Print, word for word, the opening line of the data below and every line after it through the line that contains "from matplotlib.lines import Line2D", but not the pictures.

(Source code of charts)

═══

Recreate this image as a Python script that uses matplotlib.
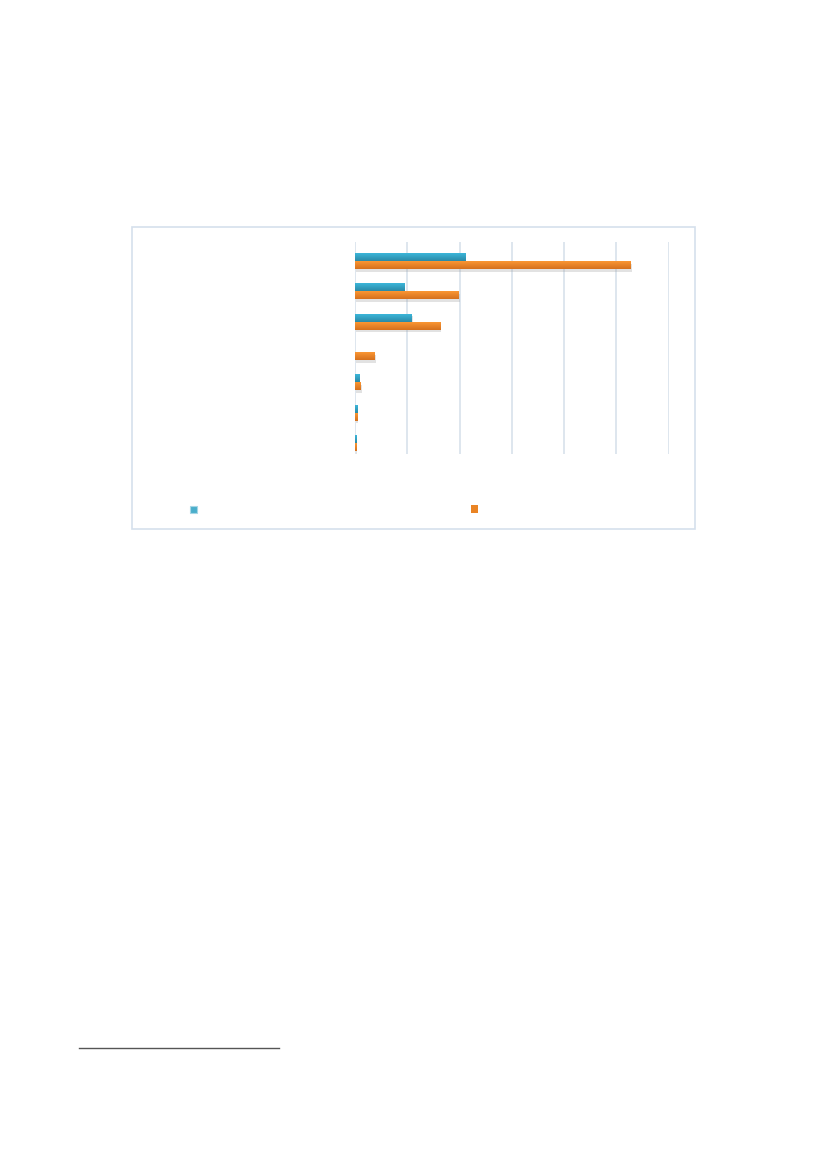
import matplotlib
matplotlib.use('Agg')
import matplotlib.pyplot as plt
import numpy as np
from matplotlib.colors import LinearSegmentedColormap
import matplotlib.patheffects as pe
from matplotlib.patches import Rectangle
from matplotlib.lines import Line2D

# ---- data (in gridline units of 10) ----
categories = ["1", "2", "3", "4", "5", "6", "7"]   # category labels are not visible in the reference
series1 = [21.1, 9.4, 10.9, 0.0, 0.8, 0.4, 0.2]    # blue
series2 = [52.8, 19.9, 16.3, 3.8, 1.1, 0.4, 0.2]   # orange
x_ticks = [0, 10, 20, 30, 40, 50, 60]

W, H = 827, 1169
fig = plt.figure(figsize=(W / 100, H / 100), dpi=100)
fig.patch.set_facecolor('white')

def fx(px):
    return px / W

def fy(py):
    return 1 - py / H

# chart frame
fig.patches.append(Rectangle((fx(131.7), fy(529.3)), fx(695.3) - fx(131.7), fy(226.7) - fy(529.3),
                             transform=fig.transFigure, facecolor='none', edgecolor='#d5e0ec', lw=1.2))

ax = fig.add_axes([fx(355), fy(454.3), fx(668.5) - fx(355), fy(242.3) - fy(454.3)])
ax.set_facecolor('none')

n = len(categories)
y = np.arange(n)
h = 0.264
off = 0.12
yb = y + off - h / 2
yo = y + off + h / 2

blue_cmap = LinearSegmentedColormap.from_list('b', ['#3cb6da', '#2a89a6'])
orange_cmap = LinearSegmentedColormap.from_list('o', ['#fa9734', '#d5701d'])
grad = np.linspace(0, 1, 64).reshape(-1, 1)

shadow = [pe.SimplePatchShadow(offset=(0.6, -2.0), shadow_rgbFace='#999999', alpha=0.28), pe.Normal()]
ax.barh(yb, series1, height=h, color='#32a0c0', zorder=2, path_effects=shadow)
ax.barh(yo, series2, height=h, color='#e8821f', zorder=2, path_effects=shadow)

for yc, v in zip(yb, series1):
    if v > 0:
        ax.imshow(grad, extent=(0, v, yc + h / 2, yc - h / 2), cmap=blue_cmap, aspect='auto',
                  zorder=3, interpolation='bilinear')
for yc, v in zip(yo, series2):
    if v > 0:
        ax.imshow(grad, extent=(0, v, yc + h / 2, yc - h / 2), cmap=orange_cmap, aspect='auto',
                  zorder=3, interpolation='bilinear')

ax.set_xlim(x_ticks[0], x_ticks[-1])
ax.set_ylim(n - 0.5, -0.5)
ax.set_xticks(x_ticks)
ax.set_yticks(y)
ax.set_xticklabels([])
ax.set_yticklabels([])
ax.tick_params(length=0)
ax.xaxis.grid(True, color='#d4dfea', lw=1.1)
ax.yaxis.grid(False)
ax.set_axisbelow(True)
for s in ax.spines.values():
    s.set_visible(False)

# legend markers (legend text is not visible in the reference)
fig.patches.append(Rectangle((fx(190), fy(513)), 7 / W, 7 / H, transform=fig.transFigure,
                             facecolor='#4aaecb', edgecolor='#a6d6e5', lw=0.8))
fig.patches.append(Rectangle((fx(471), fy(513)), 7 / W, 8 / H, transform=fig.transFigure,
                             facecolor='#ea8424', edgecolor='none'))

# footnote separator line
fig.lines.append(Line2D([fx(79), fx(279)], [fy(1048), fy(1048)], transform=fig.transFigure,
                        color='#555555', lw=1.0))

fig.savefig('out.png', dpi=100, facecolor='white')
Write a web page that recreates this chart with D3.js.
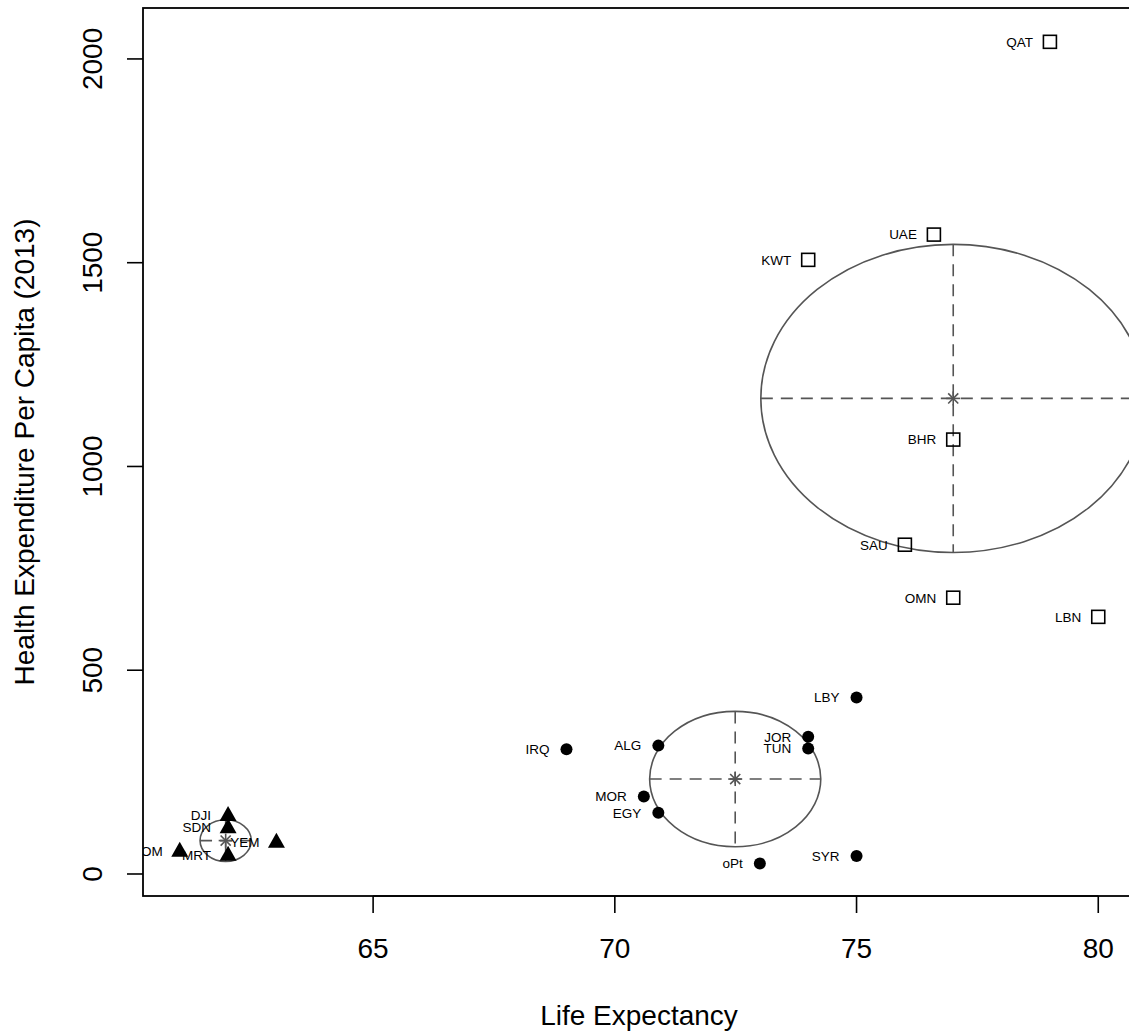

═══

**Output below:**
Recreate this image as a Python script that uses matplotlib.
import matplotlib
matplotlib.use('Agg')
import matplotlib.pyplot as plt
import numpy as np
from matplotlib.colors import LinearSegmentedColormap
import matplotlib.patheffects as pe
from matplotlib.patches import Rectangle
from matplotlib.lines import Line2D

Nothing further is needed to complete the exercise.